Chocolate Dipped Peppermint Marshmallows
- vegetable oil for brushing
- 3 tablespoons + 1½ teaspoons unflavored powdered gelatin (4 standard envelopes of Knox)
- 3 cups (600g) granulated sugar
- 1¼ cups light corn syrup
- ¼ teaspoon kosher salt
- 2 teaspoons pure vanilla extract
- ⅕ teaspoon pure peppermint extract
- 1½ cups (180g) powdered sugar
- 8 ounces (225g) glazing dark or milk chocolate
- 6-7 peppermint candy canes crushed
- Lightly oil a 9 x 13-inch baking pan, line with parchment paper, and lightly oil the paper. Set aside.
- In bowl of stand mixer, fitted with whisk attachment, add ¾ cup (180 mL) of cold water. Sprinkle the surface of water with the powdered gelatin - but do not agitate. Allow the gelatin to sit for 5 minutes.

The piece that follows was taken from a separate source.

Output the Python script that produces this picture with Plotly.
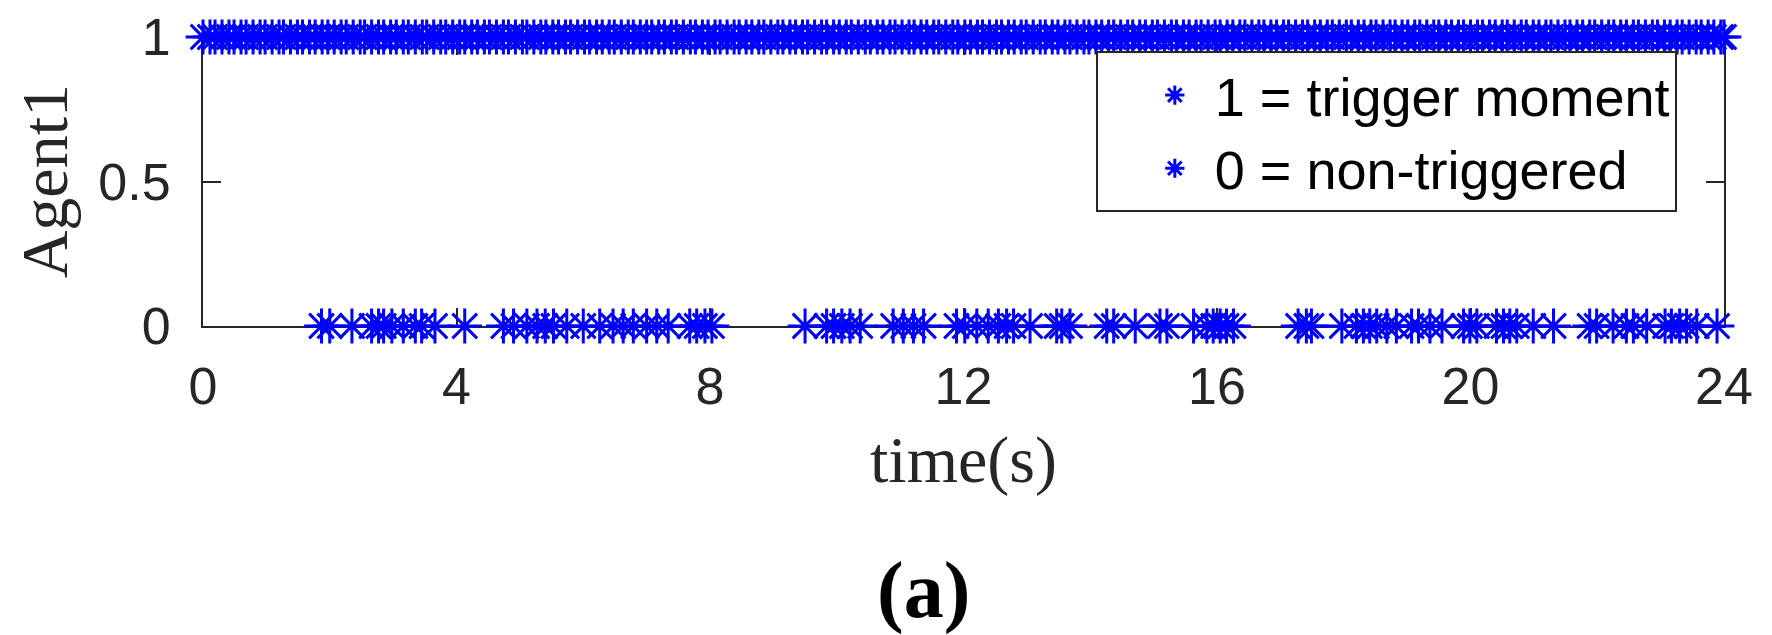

- Combine the granulated sugar, corn syrup, salt, and an additional ¾ cup (180 mL) of water in a medium saucepan. Stir over medium heat until the sugar has dissolved. Turn up heat to medium-high and bring the sugar mixture to a low boil until a candy thermometer reaches 238°F (114°C).
- Remove the mixture from heat and slowly pour it into the gelatin mixture, while the mixer is over low speed. Gradually turn the mixture to high speed and continue to beat for another 12 to 15 minutes, or until the mixture is stiff and holds peak. Beat in the vanilla and peppermint extract.
- Pour the marshmallow mixture into the prepared baking sheet and smooth with an offset spatula. Allow to sit uncovered for 3 to 4 hours, or until the marshmallow has set completely.
- Sift 1 cup (120g) of powdered sugar over a large sheet of wax or parchment paper. Unmold the marshmallow onto the powdered sugar (trim the edges with a lightly oiled sharp knife to remove any jagged edges). Using a lightly oiled large straight-edged knife, cut the marshmallows into 1½-inch squares. Sift another ½ cup (60g) of sifted powdered sugar into a medium bowl. Toss each marshmallow lightly in powdered sugar. Set the marshmallows aside on a large baking sheet, setting them apart slightly.
- Place the candy canes in a large Ziplock bag, squeezing out any excess air. Using a rolling pin or the edge of a large wooden spoon, crush the candy canes until they are in small uniform pieces for sprinkling.
- Place 8 ounces of glazing milk or dark chocolate in a microwave-safe bowl. Heat in the microwave in 15 second increments stirring with a spatula between each interval. Allow to cool until barely lukewarm and dip the marshmallows , one at a time, into the melted chocolate until they are coated halfway up the sides. Allow any excess chocolate to drip into bowl, then set on a baking sheet - chocolate side facing up. Repeat with the remaining marshmallows.
- Allow the chocolate to set for a few minutes (depending on the temperature of your kitchen, this may take longer) then sprinkle the chocolate lightly with crushed candy cane. Note: If the chocolate is too warm or not set enough, the candy cane will melt or sink into the chocolate. If the chocolate sets for too long, they will not stick.
- Serve the marshmallows immediately with hot chocolate or transfer to an airtight container - separating the layers of marshmallows with layers of wax paper. Store in a cool place and use within 2 to 3 days.